** start of Data entries **

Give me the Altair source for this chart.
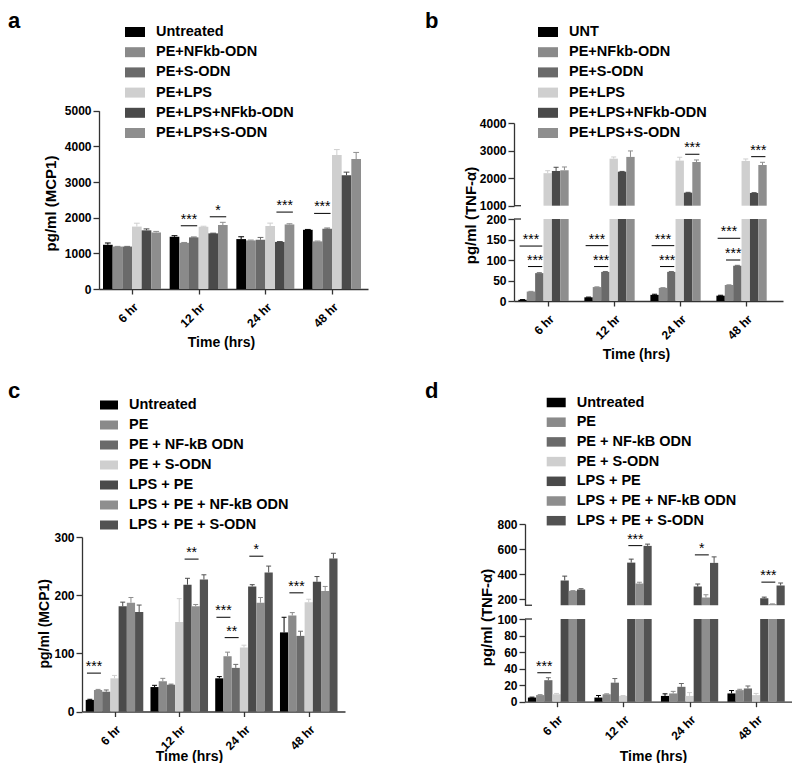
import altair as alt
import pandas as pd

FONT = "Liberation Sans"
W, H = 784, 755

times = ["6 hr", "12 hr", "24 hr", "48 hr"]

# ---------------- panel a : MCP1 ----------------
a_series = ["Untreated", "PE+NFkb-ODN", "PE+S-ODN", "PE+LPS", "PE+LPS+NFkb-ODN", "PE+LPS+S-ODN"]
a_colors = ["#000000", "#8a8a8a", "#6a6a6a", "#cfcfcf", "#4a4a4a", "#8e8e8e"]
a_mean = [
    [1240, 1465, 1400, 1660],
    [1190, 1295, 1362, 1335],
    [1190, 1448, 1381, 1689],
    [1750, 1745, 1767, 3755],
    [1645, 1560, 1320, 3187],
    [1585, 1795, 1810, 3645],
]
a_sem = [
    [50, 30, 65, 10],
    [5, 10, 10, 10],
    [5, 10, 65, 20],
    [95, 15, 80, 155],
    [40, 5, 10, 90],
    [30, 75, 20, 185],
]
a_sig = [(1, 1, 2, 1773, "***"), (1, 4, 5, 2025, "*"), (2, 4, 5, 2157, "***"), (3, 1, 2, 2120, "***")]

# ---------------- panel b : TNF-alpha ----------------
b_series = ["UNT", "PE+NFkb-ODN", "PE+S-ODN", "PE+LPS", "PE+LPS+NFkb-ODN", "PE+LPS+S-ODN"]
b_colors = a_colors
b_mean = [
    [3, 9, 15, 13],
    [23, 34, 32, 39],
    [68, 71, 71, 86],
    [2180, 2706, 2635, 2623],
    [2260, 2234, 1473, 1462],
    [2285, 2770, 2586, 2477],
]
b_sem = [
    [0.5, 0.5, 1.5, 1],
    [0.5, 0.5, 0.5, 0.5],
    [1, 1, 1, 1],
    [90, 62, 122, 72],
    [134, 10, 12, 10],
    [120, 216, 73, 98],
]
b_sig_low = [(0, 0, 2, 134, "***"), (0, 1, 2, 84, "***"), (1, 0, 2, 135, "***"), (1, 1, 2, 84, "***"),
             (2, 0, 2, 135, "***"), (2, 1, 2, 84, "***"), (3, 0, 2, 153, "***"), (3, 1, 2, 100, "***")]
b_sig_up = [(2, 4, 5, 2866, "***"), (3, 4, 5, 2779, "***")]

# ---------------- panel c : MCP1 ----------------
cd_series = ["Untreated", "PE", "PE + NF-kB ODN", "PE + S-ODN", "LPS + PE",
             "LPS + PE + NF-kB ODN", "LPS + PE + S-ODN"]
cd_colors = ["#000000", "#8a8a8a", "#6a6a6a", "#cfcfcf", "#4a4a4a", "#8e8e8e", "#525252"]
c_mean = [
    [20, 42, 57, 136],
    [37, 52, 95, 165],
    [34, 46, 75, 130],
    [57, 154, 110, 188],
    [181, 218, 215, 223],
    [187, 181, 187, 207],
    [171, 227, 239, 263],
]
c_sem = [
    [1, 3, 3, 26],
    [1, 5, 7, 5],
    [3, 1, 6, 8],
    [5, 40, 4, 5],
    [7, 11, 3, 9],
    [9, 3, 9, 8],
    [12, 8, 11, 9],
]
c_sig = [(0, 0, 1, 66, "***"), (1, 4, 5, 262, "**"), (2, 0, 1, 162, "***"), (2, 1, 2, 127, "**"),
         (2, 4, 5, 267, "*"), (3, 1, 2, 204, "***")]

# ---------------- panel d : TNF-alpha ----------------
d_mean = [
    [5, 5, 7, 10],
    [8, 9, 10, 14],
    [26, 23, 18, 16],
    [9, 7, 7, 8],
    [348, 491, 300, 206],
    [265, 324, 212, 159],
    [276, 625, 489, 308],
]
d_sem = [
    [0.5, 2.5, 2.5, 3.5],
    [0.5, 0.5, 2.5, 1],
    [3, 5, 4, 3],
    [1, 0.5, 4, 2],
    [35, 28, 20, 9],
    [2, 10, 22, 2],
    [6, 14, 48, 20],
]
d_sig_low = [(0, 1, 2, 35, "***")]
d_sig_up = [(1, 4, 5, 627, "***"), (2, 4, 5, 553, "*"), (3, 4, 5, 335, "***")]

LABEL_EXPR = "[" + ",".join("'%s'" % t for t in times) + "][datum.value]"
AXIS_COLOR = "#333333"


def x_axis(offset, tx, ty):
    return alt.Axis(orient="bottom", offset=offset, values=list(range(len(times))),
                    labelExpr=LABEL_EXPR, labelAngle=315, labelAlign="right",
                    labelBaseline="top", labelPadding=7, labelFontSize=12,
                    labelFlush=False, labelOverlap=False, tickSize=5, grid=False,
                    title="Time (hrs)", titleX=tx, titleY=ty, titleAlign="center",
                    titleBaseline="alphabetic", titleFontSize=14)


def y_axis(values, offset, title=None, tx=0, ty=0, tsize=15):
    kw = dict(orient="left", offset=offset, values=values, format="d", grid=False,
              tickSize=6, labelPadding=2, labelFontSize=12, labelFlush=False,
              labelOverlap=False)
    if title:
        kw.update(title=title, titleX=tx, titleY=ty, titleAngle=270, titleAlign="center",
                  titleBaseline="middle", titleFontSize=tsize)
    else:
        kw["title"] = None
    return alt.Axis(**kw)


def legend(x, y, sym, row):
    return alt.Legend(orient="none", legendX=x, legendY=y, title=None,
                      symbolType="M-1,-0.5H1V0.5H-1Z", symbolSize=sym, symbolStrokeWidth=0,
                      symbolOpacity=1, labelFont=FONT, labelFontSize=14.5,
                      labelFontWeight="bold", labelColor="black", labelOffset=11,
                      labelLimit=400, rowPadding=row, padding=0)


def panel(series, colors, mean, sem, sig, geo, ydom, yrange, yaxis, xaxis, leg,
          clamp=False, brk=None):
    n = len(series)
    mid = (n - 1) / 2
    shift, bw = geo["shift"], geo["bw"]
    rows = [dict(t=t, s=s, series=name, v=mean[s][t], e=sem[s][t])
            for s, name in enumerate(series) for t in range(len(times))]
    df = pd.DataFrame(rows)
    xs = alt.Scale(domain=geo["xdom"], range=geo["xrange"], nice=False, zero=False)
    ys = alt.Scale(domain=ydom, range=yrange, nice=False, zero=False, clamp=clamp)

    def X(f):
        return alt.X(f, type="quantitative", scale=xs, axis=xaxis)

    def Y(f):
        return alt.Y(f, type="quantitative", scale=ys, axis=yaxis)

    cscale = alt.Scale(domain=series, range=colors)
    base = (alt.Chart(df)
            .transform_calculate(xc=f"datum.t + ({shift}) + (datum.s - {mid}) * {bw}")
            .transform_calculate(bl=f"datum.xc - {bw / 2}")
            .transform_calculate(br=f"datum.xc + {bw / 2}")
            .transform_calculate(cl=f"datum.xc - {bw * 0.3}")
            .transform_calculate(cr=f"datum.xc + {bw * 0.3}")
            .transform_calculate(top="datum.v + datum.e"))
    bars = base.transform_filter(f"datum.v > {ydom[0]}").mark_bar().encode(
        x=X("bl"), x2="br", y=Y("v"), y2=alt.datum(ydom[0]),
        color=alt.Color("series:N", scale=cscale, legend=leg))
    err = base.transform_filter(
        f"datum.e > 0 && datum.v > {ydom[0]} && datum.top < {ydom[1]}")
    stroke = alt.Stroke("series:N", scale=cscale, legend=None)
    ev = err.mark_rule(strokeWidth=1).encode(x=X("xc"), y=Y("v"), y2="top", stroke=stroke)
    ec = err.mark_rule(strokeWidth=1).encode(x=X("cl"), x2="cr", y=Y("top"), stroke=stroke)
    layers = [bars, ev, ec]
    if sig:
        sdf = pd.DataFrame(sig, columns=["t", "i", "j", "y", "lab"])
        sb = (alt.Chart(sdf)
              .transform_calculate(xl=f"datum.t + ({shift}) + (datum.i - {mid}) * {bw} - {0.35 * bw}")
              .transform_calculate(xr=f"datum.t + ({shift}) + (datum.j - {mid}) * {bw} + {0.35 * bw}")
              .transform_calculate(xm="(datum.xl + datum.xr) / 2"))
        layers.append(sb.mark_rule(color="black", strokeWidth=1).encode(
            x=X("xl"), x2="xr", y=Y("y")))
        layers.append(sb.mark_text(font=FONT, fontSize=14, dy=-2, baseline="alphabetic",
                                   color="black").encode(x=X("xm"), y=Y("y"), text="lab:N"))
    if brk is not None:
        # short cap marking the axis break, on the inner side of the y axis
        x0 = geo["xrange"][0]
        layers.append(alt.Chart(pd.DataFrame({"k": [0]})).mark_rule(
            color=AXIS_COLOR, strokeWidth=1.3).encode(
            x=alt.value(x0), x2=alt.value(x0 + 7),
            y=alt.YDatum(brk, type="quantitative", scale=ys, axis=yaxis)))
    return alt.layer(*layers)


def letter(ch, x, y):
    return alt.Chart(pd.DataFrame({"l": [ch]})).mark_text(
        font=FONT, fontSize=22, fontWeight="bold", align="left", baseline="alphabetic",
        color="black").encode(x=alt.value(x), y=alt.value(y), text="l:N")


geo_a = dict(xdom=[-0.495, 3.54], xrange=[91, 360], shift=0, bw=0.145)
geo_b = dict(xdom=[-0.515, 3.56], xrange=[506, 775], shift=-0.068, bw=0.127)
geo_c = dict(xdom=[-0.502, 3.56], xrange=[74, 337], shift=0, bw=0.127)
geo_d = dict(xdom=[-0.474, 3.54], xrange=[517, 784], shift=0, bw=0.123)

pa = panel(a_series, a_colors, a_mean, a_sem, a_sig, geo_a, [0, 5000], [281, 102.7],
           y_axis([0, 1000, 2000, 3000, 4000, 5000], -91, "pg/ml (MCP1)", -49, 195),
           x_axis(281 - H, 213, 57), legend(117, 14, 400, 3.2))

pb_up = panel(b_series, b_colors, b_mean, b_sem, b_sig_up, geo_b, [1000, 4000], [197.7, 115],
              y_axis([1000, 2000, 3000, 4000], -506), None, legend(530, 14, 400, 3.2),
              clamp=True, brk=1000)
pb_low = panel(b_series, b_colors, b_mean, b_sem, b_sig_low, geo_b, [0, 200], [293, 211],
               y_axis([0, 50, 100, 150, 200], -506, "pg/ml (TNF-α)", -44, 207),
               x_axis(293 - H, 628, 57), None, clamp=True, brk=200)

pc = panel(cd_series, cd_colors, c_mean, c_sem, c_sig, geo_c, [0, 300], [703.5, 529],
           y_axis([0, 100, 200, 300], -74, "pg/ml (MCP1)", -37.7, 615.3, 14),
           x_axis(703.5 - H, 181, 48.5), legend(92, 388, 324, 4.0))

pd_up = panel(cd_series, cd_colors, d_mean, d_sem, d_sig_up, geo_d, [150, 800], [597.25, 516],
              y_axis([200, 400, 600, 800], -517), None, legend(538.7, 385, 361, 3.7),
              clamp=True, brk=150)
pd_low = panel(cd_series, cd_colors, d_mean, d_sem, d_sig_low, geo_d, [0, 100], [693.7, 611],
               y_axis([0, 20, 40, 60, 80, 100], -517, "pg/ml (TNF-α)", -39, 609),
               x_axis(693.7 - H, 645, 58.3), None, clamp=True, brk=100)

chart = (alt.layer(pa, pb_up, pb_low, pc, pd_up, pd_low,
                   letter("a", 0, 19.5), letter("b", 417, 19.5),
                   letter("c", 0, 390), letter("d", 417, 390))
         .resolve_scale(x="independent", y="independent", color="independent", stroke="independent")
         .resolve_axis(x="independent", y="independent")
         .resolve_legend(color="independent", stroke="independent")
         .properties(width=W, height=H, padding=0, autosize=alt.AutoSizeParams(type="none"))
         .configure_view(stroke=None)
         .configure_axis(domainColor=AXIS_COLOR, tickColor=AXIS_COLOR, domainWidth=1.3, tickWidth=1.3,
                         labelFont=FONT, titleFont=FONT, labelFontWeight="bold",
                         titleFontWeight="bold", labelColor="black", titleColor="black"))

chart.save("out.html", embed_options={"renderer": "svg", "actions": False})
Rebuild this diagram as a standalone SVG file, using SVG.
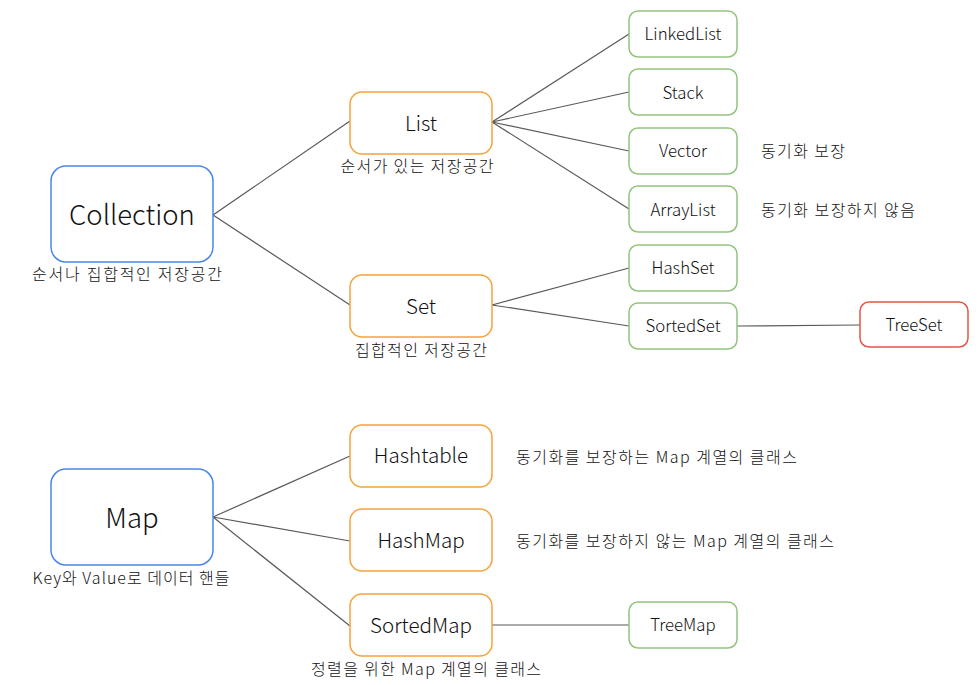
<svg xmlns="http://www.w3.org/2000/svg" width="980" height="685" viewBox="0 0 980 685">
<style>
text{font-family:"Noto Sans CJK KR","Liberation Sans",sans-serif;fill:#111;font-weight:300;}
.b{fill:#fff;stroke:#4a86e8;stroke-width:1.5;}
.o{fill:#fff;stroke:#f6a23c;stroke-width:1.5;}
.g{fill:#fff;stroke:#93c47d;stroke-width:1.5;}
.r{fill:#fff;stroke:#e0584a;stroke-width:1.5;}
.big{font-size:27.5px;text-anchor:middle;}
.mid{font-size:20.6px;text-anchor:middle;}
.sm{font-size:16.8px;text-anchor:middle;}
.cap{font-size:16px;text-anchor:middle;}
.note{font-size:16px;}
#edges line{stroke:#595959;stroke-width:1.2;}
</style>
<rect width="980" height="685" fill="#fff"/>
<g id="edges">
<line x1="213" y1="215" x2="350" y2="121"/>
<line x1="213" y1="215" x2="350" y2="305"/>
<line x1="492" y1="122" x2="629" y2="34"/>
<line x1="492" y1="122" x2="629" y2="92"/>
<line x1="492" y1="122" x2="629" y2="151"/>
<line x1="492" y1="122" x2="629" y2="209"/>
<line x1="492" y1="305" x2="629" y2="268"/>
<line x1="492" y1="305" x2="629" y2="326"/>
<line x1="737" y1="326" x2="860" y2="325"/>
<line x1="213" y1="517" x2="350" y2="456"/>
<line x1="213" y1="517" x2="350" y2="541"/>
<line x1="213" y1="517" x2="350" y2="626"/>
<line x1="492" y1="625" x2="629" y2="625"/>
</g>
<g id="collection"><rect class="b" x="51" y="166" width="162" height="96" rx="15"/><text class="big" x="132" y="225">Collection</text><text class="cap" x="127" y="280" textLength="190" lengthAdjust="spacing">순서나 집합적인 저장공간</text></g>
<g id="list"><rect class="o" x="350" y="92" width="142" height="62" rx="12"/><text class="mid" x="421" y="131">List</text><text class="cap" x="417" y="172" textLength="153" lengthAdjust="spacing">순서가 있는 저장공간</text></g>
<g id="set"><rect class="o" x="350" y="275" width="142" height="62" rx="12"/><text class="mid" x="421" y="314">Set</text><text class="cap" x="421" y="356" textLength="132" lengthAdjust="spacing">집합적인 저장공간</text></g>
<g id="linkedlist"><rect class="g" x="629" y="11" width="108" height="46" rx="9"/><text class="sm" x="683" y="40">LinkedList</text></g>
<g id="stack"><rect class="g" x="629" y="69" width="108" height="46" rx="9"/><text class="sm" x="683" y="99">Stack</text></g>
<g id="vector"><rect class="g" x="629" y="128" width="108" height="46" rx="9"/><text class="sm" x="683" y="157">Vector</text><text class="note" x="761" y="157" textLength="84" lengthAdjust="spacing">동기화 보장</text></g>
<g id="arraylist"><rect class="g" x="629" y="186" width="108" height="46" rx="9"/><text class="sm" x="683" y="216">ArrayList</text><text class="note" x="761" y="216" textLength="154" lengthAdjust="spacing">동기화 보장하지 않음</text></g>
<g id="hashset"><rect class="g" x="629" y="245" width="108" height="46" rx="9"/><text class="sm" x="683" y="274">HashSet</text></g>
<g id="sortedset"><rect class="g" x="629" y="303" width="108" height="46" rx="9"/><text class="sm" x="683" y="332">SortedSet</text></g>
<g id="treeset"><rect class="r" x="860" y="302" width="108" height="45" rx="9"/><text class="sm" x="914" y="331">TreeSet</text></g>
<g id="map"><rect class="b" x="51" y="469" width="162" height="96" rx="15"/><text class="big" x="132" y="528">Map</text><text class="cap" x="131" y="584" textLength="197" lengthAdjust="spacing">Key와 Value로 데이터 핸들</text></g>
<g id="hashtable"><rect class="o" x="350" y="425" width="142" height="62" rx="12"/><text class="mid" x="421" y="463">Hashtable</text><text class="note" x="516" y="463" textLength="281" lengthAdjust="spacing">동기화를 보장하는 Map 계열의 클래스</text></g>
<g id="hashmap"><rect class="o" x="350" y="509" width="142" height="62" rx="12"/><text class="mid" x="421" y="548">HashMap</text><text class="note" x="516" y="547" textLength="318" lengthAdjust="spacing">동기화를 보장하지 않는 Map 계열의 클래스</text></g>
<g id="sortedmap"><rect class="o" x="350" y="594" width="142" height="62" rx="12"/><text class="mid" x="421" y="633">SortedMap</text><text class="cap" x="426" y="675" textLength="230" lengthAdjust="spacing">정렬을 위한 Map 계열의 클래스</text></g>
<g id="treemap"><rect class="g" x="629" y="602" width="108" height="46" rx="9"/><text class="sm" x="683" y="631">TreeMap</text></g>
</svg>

** end of Data entries **

• **Task objective**
Copy down every line of the entries containing the word "this".

• **Answer to the exercise**
Give me the Altair source for this chart.
Rebuild this diagram as a standalone SVG file, using SVG.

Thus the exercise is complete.